Primordial lithium abundance problem of BBN and baryonic density in the universe

TL;DR

This paper investigates the primordial lithium abundance problem in Big Bang nucleosynthesis by updating reaction rates and parameters, reducing the theoretical $^7$Li abundance discrepancy by about 12%.

Contribution

It introduces recent neutron lifetime and baryon-to-photon ratio values, and modifies key nuclear reaction rates affecting $^7$Li production in BBN.

Findings

Reduced $^7$Li abundance by approximately 12%.

Updated reaction rates influence primordial element predictions.

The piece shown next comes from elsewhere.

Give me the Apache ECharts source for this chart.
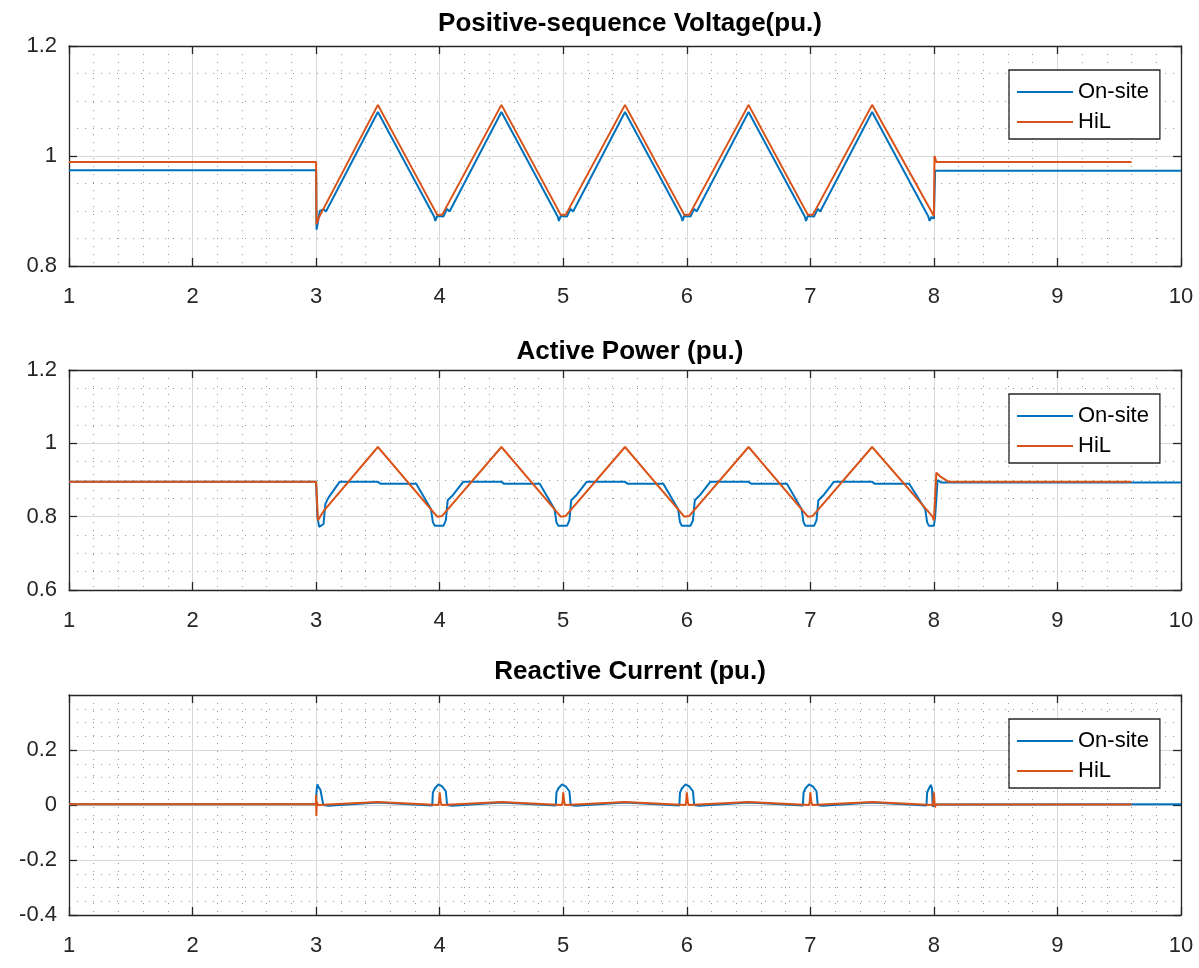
<!DOCTYPE html>
<html>
<head>
<meta charset="utf-8">
<script src="https://cdn.jsdelivr.net/npm/echarts@6/dist/echarts.min.js"></script>
<style>
  html, body { margin: 0; padding: 0; background: #fff; }
  #main { width: 1199px; height: 968px; }
</style>
</head>
<body>
<div id="main"></div>
<script>
// [time (s), value (pu.)]
var voltOnsite = [
  [1.0, 0.974], [3.0, 0.974], [3.004, 0.866], [3.03, 0.9], [3.06, 0.903], [3.08, 0.899], [3.5, 1.08],
  [3.955, 0.89], [3.965, 0.882], [3.98, 0.891], [4.03, 0.89], [4.06, 0.904], [4.08, 0.899], [4.5, 1.08],
  [4.955, 0.89], [4.965, 0.882], [4.98, 0.891], [5.03, 0.89], [5.06, 0.904], [5.08, 0.899], [5.5, 1.08],
  [5.955, 0.89], [5.965, 0.882], [5.98, 0.891], [6.03, 0.89], [6.06, 0.904], [6.08, 0.899], [6.5, 1.08],
  [6.955, 0.89], [6.965, 0.882], [6.98, 0.891], [7.03, 0.89], [7.06, 0.904], [7.08, 0.899], [7.5, 1.08],
  [7.955, 0.89], [7.965, 0.882], [7.98, 0.889], [8.0, 0.886], [8.01, 0.973], [10.0, 0.973]
];
var voltHil = [
  [1.0, 0.989], [3.0, 0.989], [3.003, 0.876], [3.02, 0.887], [3.5, 1.093],
  [3.98, 0.893], [4.02, 0.893], [4.5, 1.093],
  [4.98, 0.893], [5.02, 0.893], [5.5, 1.093],
  [5.98, 0.893], [6.02, 0.893], [6.5, 1.093],
  [6.98, 0.893], [7.02, 0.893], [7.5, 1.093],
  [8.0, 0.891], [8.005, 1.0], [8.02, 0.989], [9.6, 0.989]
];
var powerOnsite = [
  [1.0, 0.895], [3.0, 0.895], [3.01, 0.8], [3.025, 0.772], [3.04, 0.768], [3.06, 0.78], [3.075, 0.835], [3.1, 0.852], [3.19, 0.895], [3.5, 0.895], [3.52, 0.89],
  [3.81, 0.89], [3.93, 0.82], [3.945, 0.785], [3.96, 0.775], [4.03, 0.775], [4.05, 0.79], [4.065, 0.845], [4.11, 0.86], [4.19, 0.895], [4.5, 0.895], [4.52, 0.89],
  [4.81, 0.89], [4.93, 0.82], [4.945, 0.785], [4.96, 0.775], [5.03, 0.775], [5.05, 0.79], [5.065, 0.845], [5.11, 0.86], [5.19, 0.895], [5.5, 0.895], [5.52, 0.89],
  [5.81, 0.89], [5.93, 0.82], [5.945, 0.785], [5.96, 0.775], [6.03, 0.775], [6.05, 0.79], [6.065, 0.845], [6.11, 0.86], [6.19, 0.895], [6.5, 0.895], [6.52, 0.89],
  [6.81, 0.89], [6.93, 0.82], [6.945, 0.785], [6.96, 0.775], [7.03, 0.775], [7.05, 0.79], [7.065, 0.845], [7.11, 0.86], [7.19, 0.895], [7.5, 0.895], [7.52, 0.89],
  [7.8, 0.89], [7.93, 0.82], [7.945, 0.785], [7.96, 0.775], [8.0, 0.775], [8.01, 0.8], [8.03, 0.9], [8.06, 0.893], [10.0, 0.893]
];
var powerHil = [
  [1.0, 0.895], [3.0, 0.895], [3.015, 0.79], [3.03, 0.792], [3.06, 0.815], [3.5, 0.99],
  [3.98, 0.8], [4.02, 0.802], [4.5, 0.99],
  [4.98, 0.8], [5.02, 0.802], [5.5, 0.99],
  [5.98, 0.8], [6.02, 0.802], [6.5, 0.99],
  [6.98, 0.8], [7.02, 0.802], [7.5, 0.99],
  [7.99, 0.8], [8.0, 0.79], [8.02, 0.92], [8.05, 0.91], [8.12, 0.895], [9.6, 0.895]
];
var currOnsite = [
  [1.0, 0.003], [3.0, 0.003], [3.003, 0.05], [3.01, 0.075], [3.02, 0.065], [3.035, 0.055], [3.05, 0.05], [3.058, 0.0], [3.065, -0.006], [3.1, -0.003], [3.5, 0.009],
  [3.94, -0.002], [3.945, 0.045], [3.96, 0.06], [3.99, 0.075], [4.02, 0.068], [4.05, 0.05], [4.06, 0.0], [4.07, -0.006], [4.1, -0.003], [4.5, 0.009],
  [4.94, -0.002], [4.945, 0.045], [4.96, 0.06], [4.99, 0.075], [5.02, 0.068], [5.05, 0.05], [5.06, 0.0], [5.07, -0.006], [5.1, -0.003], [5.5, 0.009],
  [5.94, -0.002], [5.945, 0.045], [5.96, 0.06], [5.99, 0.075], [6.02, 0.068], [6.05, 0.05], [6.06, 0.0], [6.07, -0.006], [6.1, -0.003], [6.5, 0.009],
  [6.94, -0.002], [6.945, 0.045], [6.96, 0.06], [6.99, 0.075], [7.02, 0.068], [7.05, 0.05], [7.06, 0.0], [7.07, -0.006], [7.1, -0.003], [7.5, 0.009],
  [7.94, -0.002], [7.945, 0.045], [7.96, 0.06], [7.975, 0.073], [7.985, 0.06], [7.99, -0.005], [8.02, 0.002], [10.0, 0.003]
];
var currHil = [
  [1.0, 0.003], [2.998, 0.003], [3.0, 0.036], [3.002, -0.04], [3.006, 0.012], [3.015, 0.0], [3.5, 0.011],
  [3.99, 0.0], [3.995, 0.012], [4.0, 0.046], [4.008, 0.012], [4.015, 0.0], [4.5, 0.011],
  [4.99, 0.0], [4.995, 0.012], [5.0, 0.046], [5.008, 0.012], [5.015, 0.0], [5.5, 0.011],
  [5.99, 0.0], [5.995, 0.012], [6.0, 0.046], [6.008, 0.012], [6.015, 0.0], [6.5, 0.011],
  [6.99, 0.0], [6.995, 0.012], [7.0, 0.046], [7.008, 0.012], [7.015, 0.0], [7.5, 0.011],
  [7.99, 0.0], [7.995, 0.012], [8.0, 0.046], [8.008, -0.008], [8.02, 0.002], [9.6, 0.002]
];

var titles = ['Positive-sequence Voltage(pu.)', 'Active Power (pu.)', 'Reactive Current (pu.)'];
var legendNames = ['On-site', 'HiL'];
var yRanges = [[0.8, 1.2], [0.6, 1.2], [-0.4, 0.4]];
var xRange = [1, 10];

var blue = '#0072BD', orange = '#D95319';
var gridTops = [46, 370, 695];
var titleCenters = [22, 350, 670];
var font = 'Liberation Sans, Arial, Helvetica, sans-serif';
var axisColor = '#262626';

var chart = echarts.init(document.getElementById('main'));

var grids = [], xAxes = [], yAxes = [], legends = [], titleList = [], series = [];
var pairs = [[voltOnsite, voltHil], [powerOnsite, powerHil], [currOnsite, currHil]];

function edgeLine() {
    return { show: true, onZero: false, lineStyle: { color: axisColor, width: 1.3 } };
}
function edgeTick() {
    return { show: true, inside: true, length: 8, lineStyle: { color: axisColor, width: 1.3 } };
}

for (var i = 0; i < 3; i++) {
    grids.push({ left: 69, width: 1112, top: gridTops[i], height: 220, show: false });
    titleList.push({
        text: titles[i], left: 625, top: titleCenters[i] - 16, textAlign: 'center',
        textStyle: { fontFamily: font, fontSize: 26, lineHeight: 26, fontWeight: 'bold', color: '#000' }
    });
    // bottom x axis with labels and grid
    xAxes.push({
        type: 'value', gridIndex: i, min: xRange[0], max: xRange[1], interval: 1, position: 'bottom',
        axisLine: edgeLine(), axisTick: edgeTick(),
        axisLabel: { show: true, margin: 20, color: axisColor, fontSize: 22, fontFamily: font },
        splitLine: { show: true, lineStyle: { color: '#d8d8d8', width: 1 } },
        minorTick: { show: false, splitNumber: 5 },
        minorSplitLine: { show: true, lineStyle: { color: '#999', width: 1, type: [1, 7] } }
    });
    // top x axis: box edge + ticks only
    xAxes.push({
        type: 'value', gridIndex: i, min: xRange[0], max: xRange[1], interval: 1, position: 'top',
        axisLine: edgeLine(), axisTick: edgeTick(),
        axisLabel: { show: false }, splitLine: { show: false }
    });
    yAxes.push({
        type: 'value', gridIndex: i, min: yRanges[i][0], max: yRanges[i][1], interval: 0.2, position: 'left',
        axisLine: edgeLine(), axisTick: edgeTick(),
        axisLabel: { show: true, margin: 12, color: axisColor, fontSize: 22, fontFamily: font, showMaxLabel: i !== 2 },
        splitLine: { show: true, lineStyle: { color: '#d8d8d8', width: 1 } },
        minorTick: { show: false, splitNumber: 4 },
        minorSplitLine: { show: true, lineStyle: { color: '#999', width: 1, type: [1, 7] } }
    });
    yAxes.push({
        type: 'value', gridIndex: i, min: yRanges[i][0], max: yRanges[i][1], interval: 0.2, position: 'right',
        axisLine: edgeLine(), axisTick: edgeTick(),
        axisLabel: { show: false }, splitLine: { show: false }
    });
    legends.push({
        data: legendNames, orient: 'vertical', left: 1009, top: gridTops[i] + 24,
        icon: 'rect', itemWidth: 56, itemHeight: 2, itemGap: 8,
        padding: [11, 11, 6, 8],
        backgroundColor: '#fff', borderColor: axisColor, borderWidth: 1.3,
        textStyle: { fontFamily: font, fontSize: 22, lineHeight: 22, color: '#000' },
        selectedMode: false
    });
    series.push({
        name: legendNames[0], type: 'line', xAxisIndex: 2 * i, yAxisIndex: 2 * i,
        data: pairs[i][0], showSymbol: false, symbol: 'none',
        lineStyle: { color: blue, width: 2 }, itemStyle: { color: blue }
    });
    series.push({
        name: legendNames[1], type: 'line', xAxisIndex: 2 * i, yAxisIndex: 2 * i,
        data: pairs[i][1], showSymbol: false, symbol: 'none',
        lineStyle: { color: orange, width: 2 }, itemStyle: { color: orange }
    });
}

chart.setOption({
    backgroundColor: '#fff',
    animation: false,
    title: titleList,
    grid: grids,
    xAxis: xAxes,
    yAxis: yAxes,
    legend: legends,
    series: series
});
</script>
</body>
</html>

Addresses the lithium problem in standard BBN models.

Abstract

Prediction of the primordial abundances of elements in the big-bang nucleosynthesis (BBN) is one of the three strong evidences for the big bang model. Precise knowledge of the baryon-to-photon ratio of the Universe from observations of the anisotropies of cosmic microwave background radiation has made the Standard BBN a parameter-free theory. Although, there is a good agreement over a range of nine orders of magnitude between abundances of light elements deduced from observations and calculated in primordial nucleosynthesis, there remains a yet-unexplained discrepancy of $^7$Li abundance higher by a factor of $\sim 3$ when calculated theoretically. The primordial abundances depend on the astrophysical nuclear reaction rates and on three additional parameters, the number of light neutrino flavours, the neutron lifetime and the baryon-to-photon ratio in the universe. The effect of the modification of thirty-five reaction rates on light element abundance yields in BBN was investigated earlier by us. In the present work we have incorporated the most recent values of neutron lifetime and the baryon-to-photon ratio and further modified $^3$He($^4$He,$\gamma$)$^7$Be reaction rate which is used directly for estimating the formation of $^7$Li as a result of $\beta^+$ decay as well as the reaction rates for t($^4$He,$\gamma$)$^7$Li and d($^4$He,$\gamma$)$^6$Li. We find that these modifications reduce the theoretically calculated abundance of $^7$Li by $\sim 12\%$.